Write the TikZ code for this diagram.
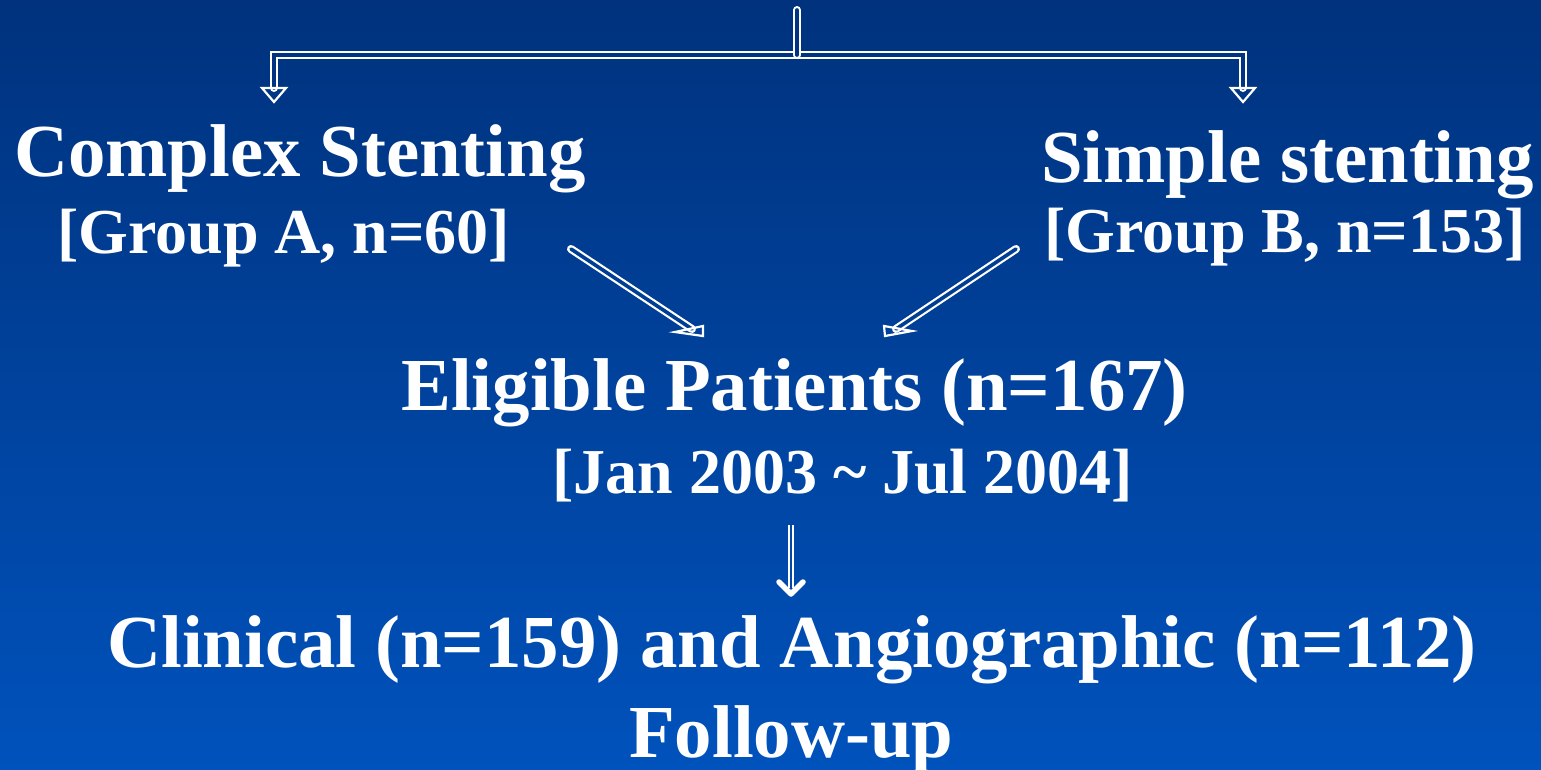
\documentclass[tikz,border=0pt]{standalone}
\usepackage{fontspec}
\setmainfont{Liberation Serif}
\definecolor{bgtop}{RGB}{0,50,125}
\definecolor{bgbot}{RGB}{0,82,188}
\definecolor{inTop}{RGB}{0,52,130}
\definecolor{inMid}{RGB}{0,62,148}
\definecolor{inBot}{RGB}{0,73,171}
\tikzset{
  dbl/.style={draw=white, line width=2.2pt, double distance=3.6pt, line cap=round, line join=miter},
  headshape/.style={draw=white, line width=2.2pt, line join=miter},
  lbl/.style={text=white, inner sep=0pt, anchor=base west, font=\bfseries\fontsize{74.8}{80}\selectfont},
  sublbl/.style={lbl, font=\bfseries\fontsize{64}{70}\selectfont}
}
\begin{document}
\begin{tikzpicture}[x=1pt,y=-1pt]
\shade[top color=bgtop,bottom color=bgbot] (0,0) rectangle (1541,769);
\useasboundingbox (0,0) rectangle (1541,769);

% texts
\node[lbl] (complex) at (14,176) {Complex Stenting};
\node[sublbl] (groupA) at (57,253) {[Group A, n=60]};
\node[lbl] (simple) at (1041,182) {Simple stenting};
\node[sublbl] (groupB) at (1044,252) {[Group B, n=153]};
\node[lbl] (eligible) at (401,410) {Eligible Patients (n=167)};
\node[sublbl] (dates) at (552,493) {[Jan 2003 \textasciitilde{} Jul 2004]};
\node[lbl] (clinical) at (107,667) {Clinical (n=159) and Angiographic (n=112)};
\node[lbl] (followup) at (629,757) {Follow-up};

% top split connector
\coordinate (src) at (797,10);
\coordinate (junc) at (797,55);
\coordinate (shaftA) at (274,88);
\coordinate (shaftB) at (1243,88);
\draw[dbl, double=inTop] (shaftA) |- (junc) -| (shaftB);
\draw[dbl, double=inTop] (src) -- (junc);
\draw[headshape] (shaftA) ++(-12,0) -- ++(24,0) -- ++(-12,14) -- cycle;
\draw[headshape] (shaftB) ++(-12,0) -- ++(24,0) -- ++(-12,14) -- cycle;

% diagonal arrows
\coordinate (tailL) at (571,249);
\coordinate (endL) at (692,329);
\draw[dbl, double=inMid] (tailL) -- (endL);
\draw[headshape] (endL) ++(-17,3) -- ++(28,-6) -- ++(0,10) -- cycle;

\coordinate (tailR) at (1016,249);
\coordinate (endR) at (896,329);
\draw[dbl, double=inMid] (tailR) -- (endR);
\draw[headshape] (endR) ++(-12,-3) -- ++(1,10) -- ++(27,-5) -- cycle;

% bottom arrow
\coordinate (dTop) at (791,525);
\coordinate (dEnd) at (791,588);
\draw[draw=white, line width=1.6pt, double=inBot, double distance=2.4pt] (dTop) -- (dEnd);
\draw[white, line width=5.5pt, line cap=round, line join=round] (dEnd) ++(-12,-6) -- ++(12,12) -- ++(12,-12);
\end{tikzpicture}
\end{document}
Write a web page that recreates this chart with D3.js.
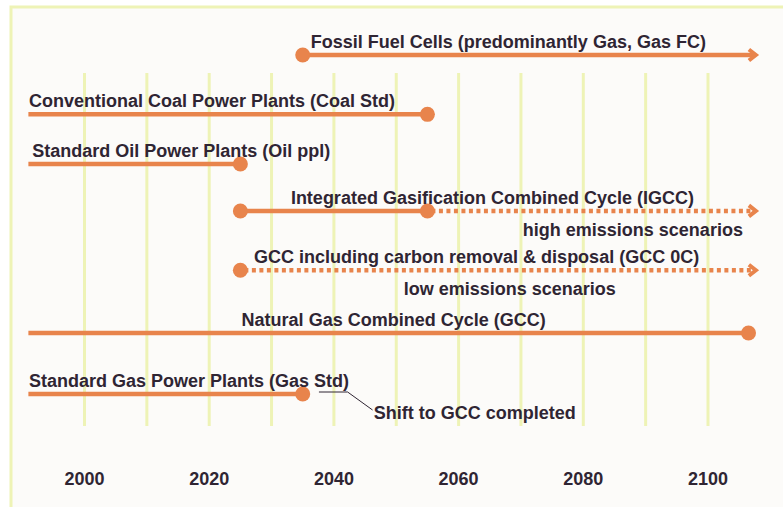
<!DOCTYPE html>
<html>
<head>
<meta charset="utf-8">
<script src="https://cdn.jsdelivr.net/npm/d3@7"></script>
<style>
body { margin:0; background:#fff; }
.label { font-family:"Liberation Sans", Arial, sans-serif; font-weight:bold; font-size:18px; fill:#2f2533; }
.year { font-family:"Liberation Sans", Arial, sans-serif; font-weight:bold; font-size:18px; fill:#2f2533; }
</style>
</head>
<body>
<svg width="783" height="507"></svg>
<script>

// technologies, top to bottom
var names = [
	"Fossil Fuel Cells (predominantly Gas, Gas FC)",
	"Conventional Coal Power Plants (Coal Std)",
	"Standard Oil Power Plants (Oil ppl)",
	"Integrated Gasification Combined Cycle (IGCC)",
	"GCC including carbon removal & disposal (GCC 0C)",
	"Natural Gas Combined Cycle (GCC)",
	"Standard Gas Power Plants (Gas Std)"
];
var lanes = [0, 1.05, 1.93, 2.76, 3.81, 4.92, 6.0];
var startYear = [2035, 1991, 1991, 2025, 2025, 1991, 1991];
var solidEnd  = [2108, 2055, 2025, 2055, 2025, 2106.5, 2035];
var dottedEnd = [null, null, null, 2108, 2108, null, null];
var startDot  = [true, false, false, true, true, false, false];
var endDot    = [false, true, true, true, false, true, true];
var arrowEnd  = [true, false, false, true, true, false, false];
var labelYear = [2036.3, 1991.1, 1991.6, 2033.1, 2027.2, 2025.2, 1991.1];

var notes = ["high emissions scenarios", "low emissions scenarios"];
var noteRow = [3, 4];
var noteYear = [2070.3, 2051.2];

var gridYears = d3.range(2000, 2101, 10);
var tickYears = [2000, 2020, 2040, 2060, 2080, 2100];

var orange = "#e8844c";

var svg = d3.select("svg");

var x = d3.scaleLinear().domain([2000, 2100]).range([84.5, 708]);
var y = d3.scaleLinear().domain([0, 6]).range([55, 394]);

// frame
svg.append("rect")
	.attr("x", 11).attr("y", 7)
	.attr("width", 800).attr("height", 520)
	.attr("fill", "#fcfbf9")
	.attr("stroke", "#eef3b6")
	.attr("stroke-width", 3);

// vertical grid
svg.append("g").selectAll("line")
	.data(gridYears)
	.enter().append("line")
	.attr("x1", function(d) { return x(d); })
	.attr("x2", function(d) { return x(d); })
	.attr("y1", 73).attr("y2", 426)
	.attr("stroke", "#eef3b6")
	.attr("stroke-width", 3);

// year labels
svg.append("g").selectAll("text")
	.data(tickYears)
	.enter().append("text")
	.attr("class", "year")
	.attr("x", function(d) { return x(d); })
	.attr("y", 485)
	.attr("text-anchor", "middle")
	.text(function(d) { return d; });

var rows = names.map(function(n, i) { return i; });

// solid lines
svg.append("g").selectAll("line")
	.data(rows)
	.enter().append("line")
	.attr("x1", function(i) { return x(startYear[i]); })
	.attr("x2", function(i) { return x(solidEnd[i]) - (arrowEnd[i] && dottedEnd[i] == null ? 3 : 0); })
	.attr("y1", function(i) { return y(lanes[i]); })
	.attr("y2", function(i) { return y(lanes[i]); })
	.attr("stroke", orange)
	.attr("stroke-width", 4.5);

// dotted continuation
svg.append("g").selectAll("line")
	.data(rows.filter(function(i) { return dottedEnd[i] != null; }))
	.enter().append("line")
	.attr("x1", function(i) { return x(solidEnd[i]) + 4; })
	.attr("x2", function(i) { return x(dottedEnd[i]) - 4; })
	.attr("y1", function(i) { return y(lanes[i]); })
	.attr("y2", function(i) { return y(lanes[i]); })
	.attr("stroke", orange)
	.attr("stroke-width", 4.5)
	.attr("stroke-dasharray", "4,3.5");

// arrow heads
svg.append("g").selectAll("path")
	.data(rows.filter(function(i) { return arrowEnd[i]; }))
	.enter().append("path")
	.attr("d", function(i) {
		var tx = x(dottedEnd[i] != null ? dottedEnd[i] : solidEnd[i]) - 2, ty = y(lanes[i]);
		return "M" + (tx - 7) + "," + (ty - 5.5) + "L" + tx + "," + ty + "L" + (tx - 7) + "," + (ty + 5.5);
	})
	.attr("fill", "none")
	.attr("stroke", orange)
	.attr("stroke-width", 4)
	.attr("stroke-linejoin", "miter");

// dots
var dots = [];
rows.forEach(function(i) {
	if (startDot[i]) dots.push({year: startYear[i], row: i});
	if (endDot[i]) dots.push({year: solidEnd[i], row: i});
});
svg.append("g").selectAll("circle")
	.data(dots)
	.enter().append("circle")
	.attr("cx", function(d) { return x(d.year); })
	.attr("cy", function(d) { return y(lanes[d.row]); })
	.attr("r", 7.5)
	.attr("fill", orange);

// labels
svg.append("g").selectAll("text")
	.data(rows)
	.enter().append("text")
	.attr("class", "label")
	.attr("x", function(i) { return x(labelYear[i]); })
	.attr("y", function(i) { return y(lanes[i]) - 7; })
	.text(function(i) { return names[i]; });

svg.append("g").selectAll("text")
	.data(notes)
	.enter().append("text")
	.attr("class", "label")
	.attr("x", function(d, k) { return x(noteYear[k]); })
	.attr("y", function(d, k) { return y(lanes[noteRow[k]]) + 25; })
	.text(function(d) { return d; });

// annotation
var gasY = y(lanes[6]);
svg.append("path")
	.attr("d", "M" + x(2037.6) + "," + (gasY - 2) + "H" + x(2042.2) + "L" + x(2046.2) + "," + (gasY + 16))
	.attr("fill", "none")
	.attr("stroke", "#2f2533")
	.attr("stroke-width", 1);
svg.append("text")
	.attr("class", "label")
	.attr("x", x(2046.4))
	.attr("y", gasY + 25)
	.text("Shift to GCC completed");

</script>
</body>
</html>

...

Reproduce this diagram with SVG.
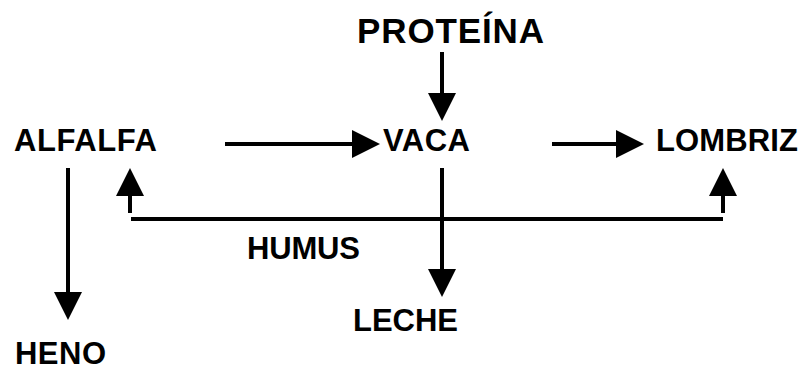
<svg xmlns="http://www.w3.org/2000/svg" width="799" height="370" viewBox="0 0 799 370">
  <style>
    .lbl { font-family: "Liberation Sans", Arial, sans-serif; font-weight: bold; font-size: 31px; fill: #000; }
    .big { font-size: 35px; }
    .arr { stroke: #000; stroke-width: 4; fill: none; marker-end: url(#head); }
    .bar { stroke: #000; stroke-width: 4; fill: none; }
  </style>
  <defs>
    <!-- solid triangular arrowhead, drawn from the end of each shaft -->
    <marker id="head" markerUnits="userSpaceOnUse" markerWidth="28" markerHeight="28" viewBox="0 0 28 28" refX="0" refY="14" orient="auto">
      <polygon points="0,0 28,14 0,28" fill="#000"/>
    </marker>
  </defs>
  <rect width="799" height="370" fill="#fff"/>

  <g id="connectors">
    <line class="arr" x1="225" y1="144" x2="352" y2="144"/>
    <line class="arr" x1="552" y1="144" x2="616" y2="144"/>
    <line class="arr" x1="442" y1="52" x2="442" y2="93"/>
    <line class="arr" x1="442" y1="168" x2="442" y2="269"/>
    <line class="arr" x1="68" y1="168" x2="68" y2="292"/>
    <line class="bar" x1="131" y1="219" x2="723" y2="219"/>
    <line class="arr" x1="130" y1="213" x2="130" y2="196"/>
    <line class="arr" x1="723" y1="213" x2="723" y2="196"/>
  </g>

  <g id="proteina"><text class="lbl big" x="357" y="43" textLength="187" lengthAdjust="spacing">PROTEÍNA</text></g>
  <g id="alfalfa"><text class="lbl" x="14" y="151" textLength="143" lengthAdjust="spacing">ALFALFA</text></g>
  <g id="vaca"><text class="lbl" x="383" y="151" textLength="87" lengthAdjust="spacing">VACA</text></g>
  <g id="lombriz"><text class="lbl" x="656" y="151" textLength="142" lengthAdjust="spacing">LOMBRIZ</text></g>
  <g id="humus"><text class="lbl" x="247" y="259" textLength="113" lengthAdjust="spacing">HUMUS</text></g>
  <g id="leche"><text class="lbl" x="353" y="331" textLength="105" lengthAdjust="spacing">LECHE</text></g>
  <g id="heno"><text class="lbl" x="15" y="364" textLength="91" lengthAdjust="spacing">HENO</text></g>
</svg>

==

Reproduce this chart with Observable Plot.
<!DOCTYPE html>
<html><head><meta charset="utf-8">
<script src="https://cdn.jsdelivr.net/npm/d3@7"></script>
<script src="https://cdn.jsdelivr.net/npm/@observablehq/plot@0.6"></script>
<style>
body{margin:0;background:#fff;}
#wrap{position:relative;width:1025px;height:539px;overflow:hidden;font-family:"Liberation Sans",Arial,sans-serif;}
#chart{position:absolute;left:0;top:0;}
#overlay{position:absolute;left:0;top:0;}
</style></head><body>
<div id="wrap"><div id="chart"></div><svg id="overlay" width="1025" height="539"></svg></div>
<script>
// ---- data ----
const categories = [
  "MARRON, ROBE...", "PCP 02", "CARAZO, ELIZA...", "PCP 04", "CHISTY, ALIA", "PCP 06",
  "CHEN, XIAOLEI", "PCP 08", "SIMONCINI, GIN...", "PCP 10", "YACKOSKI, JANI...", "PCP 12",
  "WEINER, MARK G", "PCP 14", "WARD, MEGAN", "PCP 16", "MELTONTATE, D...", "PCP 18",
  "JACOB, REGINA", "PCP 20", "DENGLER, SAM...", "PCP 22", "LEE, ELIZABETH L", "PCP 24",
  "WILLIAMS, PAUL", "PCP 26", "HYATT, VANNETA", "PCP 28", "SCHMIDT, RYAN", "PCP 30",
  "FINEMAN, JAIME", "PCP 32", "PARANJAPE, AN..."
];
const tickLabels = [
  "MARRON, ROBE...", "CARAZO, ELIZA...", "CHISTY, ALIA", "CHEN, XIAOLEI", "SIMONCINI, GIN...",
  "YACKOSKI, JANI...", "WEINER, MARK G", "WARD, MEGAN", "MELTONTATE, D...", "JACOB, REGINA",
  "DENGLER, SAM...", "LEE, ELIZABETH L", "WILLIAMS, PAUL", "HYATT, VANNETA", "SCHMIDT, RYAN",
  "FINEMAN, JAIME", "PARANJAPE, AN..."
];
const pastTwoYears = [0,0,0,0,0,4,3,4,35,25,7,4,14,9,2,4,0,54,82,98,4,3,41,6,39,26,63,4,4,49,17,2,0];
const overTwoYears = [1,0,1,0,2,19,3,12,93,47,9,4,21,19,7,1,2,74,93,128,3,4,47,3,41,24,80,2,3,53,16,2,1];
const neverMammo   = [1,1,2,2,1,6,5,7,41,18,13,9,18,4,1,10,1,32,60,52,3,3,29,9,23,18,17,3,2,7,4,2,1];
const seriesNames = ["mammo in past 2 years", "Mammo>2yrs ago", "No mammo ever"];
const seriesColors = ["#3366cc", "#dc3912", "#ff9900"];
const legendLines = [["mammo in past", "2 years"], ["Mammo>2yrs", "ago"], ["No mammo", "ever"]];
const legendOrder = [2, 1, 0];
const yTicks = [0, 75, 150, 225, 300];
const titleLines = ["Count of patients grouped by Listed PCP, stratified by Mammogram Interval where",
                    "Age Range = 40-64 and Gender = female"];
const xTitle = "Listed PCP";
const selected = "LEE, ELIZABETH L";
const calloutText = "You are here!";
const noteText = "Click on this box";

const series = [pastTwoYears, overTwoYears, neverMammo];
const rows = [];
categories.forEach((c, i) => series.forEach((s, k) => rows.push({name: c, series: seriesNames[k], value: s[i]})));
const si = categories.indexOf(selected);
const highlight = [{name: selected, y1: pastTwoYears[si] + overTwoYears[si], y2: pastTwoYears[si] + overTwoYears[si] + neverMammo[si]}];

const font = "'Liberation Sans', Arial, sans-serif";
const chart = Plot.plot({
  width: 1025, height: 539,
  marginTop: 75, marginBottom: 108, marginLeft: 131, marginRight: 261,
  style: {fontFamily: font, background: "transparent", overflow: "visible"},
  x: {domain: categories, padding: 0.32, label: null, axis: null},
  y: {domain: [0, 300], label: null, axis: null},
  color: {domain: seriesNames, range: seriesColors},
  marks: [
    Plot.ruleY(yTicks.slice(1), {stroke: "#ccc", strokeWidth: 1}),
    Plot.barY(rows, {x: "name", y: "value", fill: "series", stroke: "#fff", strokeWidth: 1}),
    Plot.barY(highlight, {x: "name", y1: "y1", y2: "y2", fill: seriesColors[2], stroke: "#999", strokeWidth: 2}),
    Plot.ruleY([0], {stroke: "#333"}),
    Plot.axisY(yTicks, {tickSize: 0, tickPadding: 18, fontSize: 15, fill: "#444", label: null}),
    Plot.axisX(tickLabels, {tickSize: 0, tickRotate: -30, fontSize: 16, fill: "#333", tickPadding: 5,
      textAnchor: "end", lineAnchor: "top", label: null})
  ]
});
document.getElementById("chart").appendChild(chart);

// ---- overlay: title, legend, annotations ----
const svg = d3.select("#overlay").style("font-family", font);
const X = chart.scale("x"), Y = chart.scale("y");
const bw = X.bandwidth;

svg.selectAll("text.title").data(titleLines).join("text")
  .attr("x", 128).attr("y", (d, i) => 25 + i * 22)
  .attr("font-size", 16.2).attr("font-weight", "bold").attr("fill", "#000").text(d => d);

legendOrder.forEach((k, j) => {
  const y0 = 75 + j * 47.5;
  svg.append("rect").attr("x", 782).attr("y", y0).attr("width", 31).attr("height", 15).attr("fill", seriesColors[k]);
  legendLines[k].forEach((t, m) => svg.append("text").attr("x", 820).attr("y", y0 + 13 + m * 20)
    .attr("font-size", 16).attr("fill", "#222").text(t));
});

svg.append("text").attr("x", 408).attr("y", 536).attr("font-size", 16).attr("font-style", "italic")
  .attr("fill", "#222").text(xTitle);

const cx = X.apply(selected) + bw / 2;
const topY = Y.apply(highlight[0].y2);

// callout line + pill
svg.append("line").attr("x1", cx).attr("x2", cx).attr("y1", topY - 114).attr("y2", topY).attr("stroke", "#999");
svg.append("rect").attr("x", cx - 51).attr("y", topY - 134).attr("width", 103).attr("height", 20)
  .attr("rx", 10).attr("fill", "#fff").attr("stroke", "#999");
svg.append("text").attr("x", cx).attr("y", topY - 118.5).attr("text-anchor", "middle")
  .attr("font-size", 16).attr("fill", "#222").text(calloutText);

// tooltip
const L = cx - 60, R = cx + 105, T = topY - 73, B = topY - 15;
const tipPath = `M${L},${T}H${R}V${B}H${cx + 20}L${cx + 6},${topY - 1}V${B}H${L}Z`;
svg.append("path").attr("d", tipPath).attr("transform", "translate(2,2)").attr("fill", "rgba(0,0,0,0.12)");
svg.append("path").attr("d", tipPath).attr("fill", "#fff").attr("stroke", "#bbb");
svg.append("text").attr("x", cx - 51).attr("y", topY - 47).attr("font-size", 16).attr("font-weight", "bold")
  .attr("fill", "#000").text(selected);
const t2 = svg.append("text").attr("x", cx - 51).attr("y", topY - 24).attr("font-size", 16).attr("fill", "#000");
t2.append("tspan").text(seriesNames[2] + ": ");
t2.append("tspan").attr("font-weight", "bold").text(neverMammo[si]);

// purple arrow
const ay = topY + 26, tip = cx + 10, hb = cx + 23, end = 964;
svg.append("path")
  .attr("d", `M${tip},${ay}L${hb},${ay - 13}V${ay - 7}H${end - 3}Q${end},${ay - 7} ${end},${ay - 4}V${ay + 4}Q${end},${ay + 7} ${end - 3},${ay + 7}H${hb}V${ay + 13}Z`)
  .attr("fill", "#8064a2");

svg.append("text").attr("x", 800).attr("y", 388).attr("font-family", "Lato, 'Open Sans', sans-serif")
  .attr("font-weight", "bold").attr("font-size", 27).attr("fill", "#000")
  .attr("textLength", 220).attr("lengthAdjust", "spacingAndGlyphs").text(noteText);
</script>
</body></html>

*EXERCISE DIRECTIONS*
Go to the line containing "Write the TikZ code for this diagram." and copy exactly from there through the line containing "(followup) at (629,757)", both included, and nothing more. Pictures are excluded.

*OUTPUT OF THE TASK*
Write the TikZ code for this diagram.
\documentclass[tikz,border=0pt]{standalone}
\usepackage{fontspec}
\setmainfont{Liberation Serif}
\definecolor{bgtop}{RGB}{0,50,125}
\definecolor{bgbot}{RGB}{0,82,188}
\definecolor{inTop}{RGB}{0,52,130}
\definecolor{inMid}{RGB}{0,62,148}
\definecolor{inBot}{RGB}{0,73,171}
\tikzset{
  dbl/.style={draw=white, line width=2.2pt, double distance=3.6pt, line cap=round, line join=miter},
  headshape/.style={draw=white, line width=2.2pt, line join=miter},
  lbl/.style={text=white, inner sep=0pt, anchor=base west, font=\bfseries\fontsize{74.8}{80}\selectfont},
  sublbl/.style={lbl, font=\bfseries\fontsize{64}{70}\selectfont}
}
\begin{document}
\begin{tikzpicture}[x=1pt,y=-1pt]
\shade[top color=bgtop,bottom color=bgbot] (0,0) rectangle (1541,769);
\useasboundingbox (0,0) rectangle (1541,769);

% texts
\node[lbl] (complex) at (14,176) {Complex Stenting};
\node[sublbl] (groupA) at (57,253) {[Group A, n=60]};
\node[lbl] (simple) at (1041,182) {Simple stenting};
\node[sublbl] (groupB) at (1044,252) {[Group B, n=153]};
\node[lbl] (eligible) at (401,410) {Eligible Patients (n=167)};
\node[sublbl] (dates) at (552,493) {[Jan 2003 \textasciitilde{} Jul 2004]};
\node[lbl] (clinical) at (107,667) {Clinical (n=159) and Angiographic (n=112)};
\node[lbl] (followup) at (629,757) {Follow-up};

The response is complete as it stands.